The AI Rehiring Trend: Why Companies Are Bringing Talent Back

For the past two years, artificial intelligence has been at the center of workforce transformation strategies across industries. As generative AI tools rapidly matured, many organizations saw an opportunity to automate routine work, increase efficiency and reduce labor costs.

For some companies, that led to workforce reductions based on the assumption that AI could replace a significant portion of human work. Today, a more nuanced picture is emerging.

Recent research suggests that a growing number of organizations are reassessing those decisions. According to staffing firm Robert Half, three in ten managers who eliminated positions after implementing AI have since brought those roles back. Separate research from workforce planning platform Orgvue found that nearly one-third of companies that made layoffs based on anticipated AI savings later rehired employees because the expected financial benefits did not materialize.

These findings do not suggest that AI is failing. Rather, they highlight an important lesson that many businesses are learning in real time: adopting AI and replacing people are not the same thing.

The Real Cost of AI Adoption

Much of the early enthusiasm around AI was driven by the belief that software could perform the same work as employees at a lower cost. In reality, implementing AI at scale requires far more than purchasing a software license.

Organizations must invest in infrastructure, security, system integration, governance, employee training, compliance processes and ongoing monitoring. Many companies have also discovered that AI systems require continuous human oversight to ensure accuracy, manage risks and maintain service quality.

As a result, business leaders are increasingly evaluating AI not as a direct substitute for employees, but as a technology investment that must demonstrate measurable operational value over time.

Why Human Expertise Still Matters

Artificial intelligence performs exceptionally well when handling structured and repetitive tasks. It can summarize information, process large volumes of data, automate workflows and assist employees in completing routine work faster.

The challenge arises when work becomes less predictable.

Customer interactions, strategic decisions, relationship management, crisis response and complex problem-solving often require context, judgment, empathy and accountability. These remain areas where human expertise plays a critical role.

Many organizations have found that while AI can improve productivity, it often works best when paired with experienced employees who can review outputs, handle exceptions and make decisions that require business understanding.

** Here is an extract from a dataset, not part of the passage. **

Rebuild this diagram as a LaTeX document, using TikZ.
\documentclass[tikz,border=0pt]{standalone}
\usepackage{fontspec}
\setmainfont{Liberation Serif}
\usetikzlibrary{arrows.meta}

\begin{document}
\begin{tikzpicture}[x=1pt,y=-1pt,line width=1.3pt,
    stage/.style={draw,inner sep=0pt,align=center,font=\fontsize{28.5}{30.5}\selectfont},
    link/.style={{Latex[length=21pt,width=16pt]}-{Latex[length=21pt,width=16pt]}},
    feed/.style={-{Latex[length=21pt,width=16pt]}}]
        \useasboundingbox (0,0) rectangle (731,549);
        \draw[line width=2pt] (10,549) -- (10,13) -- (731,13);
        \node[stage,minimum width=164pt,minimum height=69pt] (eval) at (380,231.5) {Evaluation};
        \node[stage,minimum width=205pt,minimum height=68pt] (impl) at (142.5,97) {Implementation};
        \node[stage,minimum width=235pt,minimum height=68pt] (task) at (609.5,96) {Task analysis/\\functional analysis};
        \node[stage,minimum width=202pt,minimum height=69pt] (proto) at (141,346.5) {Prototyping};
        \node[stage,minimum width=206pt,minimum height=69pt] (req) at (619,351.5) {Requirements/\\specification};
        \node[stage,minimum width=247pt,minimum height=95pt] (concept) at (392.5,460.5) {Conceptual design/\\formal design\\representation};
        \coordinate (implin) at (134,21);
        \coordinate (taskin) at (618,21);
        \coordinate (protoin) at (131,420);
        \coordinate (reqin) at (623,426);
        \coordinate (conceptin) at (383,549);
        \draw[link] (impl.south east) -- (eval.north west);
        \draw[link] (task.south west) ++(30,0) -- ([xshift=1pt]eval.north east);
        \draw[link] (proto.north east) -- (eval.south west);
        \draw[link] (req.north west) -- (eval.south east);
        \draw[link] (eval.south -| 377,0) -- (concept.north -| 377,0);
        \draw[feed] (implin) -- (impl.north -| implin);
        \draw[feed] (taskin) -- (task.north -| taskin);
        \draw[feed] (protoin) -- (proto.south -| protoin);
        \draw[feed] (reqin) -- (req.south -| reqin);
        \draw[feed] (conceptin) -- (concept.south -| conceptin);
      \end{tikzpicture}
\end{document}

This shift is changing how companies think about workforce planning. Rather than replacing entire roles, organizations are increasingly focusing on identifying which parts of a role can be automated and which continue to benefit from human involvement.

Klarna’s Reassessment of AI-First Customer Service

One of the most widely discussed examples comes from Klarna.

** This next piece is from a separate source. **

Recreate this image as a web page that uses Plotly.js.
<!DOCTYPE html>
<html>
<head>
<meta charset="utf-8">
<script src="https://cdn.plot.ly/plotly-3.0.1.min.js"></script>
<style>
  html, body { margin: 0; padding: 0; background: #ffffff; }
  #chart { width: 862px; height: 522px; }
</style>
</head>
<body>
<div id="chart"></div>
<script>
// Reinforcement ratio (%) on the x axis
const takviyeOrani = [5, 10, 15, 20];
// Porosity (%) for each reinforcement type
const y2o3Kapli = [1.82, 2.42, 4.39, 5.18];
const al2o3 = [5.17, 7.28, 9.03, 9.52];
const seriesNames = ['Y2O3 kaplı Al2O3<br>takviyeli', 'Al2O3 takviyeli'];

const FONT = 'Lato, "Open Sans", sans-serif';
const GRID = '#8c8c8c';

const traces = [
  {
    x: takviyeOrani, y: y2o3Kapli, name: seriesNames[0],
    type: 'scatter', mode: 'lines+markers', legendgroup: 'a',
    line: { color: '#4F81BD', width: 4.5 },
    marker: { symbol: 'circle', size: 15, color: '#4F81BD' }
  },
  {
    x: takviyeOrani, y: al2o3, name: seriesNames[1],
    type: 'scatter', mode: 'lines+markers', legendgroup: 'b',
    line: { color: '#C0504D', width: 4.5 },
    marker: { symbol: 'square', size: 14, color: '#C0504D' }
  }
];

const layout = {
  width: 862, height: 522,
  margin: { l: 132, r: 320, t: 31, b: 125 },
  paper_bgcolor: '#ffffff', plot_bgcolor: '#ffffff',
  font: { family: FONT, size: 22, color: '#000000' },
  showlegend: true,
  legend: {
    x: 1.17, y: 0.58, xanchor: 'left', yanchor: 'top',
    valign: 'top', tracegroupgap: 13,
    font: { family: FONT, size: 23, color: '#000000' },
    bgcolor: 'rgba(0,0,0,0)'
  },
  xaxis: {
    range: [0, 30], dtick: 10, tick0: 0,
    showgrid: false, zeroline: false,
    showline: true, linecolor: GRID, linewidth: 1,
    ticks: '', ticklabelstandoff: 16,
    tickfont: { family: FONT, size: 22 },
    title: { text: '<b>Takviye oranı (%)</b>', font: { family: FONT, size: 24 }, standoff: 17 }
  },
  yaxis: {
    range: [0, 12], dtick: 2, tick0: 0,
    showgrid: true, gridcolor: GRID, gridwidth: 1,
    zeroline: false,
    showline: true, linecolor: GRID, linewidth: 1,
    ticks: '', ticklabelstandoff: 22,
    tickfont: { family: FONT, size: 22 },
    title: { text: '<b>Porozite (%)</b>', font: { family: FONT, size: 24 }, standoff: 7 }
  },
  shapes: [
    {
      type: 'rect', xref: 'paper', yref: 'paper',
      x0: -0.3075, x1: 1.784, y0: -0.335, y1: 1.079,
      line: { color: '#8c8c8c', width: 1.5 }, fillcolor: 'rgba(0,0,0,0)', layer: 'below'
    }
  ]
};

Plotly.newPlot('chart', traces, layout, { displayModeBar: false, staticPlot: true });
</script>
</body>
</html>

The fintech company became an early advocate of AI-powered customer service and publicly highlighted the efficiency gains generated by its AI assistant. The company reported that the technology was handling a substantial share of customer inquiries and reducing operational costs.

Yet as the strategy evolved, Klarna began reintroducing more human interaction into customer support. Company executives acknowledged that while AI improved efficiency, customers still valued the ability to speak with a real person, particularly when dealing with complex or sensitive issues.

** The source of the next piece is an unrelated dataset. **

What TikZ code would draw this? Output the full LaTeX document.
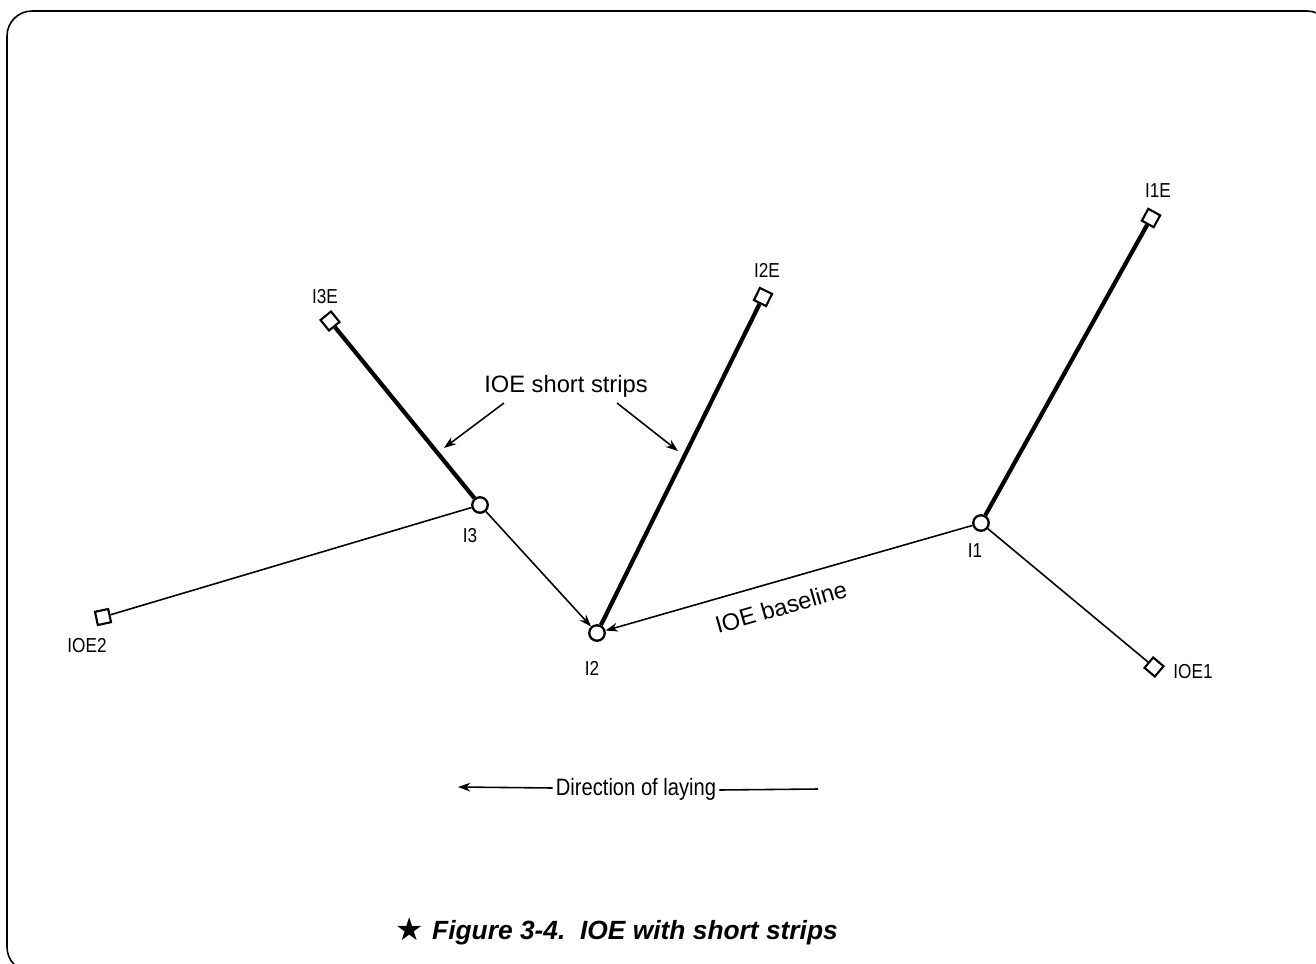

The case illustrates a broader trend across industries. Automation can improve speed and scalability, but customer experience often depends on a balance between technology and human support.

McDonald’s and the Limits of Real-World Automation

Another notable example came from McDonald’s.

The company partnered with IBM to test AI-powered drive-thru ordering technology at more than 100 restaurants in the United States. The initiative attracted significant attention as a potential model for automating customer interactions.

In 2024, McDonald’s ended the pilot program after reports of order accuracy issues and inconsistent customer experiences.

Importantly, the company did not abandon AI. Instead, it continued exploring other technology solutions while recognizing that real-world environments can be far more complex than controlled testing conditions.

The experience reinforced a lesson shared by many organizations: successful AI deployment depends not only on technical capability but also on how technology performs in unpredictable situations.

Workforce Transformation Rather Than Workforce Elimination

IBM provides a different perspective on AI adoption.

The company has used AI to automate certain administrative and HR-related processes, increasing efficiency across parts of the organization. At the same time, IBM has continued investing in hiring across growth areas such as software engineering, consulting, sales and AI-related services.

This reflects a pattern increasingly seen across the market. As some routine tasks become automated, demand grows for employees who can build, manage, govern and optimize AI systems.

The result is not necessarily a smaller workforce. More often, it is a workforce with different skills.

The Future Is AI and People

The conversation around artificial intelligence is gradually moving away from a simple narrative of replacement.

The organizations seeing the strongest results are typically using AI to enhance employee productivity rather than eliminate human involvement altogether. Employees supported by AI tools can often work faster, analyze information more effectively and focus on higher-value activities.

For employers, the key question is no longer whether AI can perform a task.

The more important question is how technology and human expertise can work together to achieve better business outcomes.

The companies that succeed in the next phase of AI adoption are unlikely to be those that remove people the fastest. They are more likely to be the organizations that learn how to combine automation, human judgment and institutional knowledge in the most effective way.

The future of work is not AI versus people.

It is increasingly AI and people working together.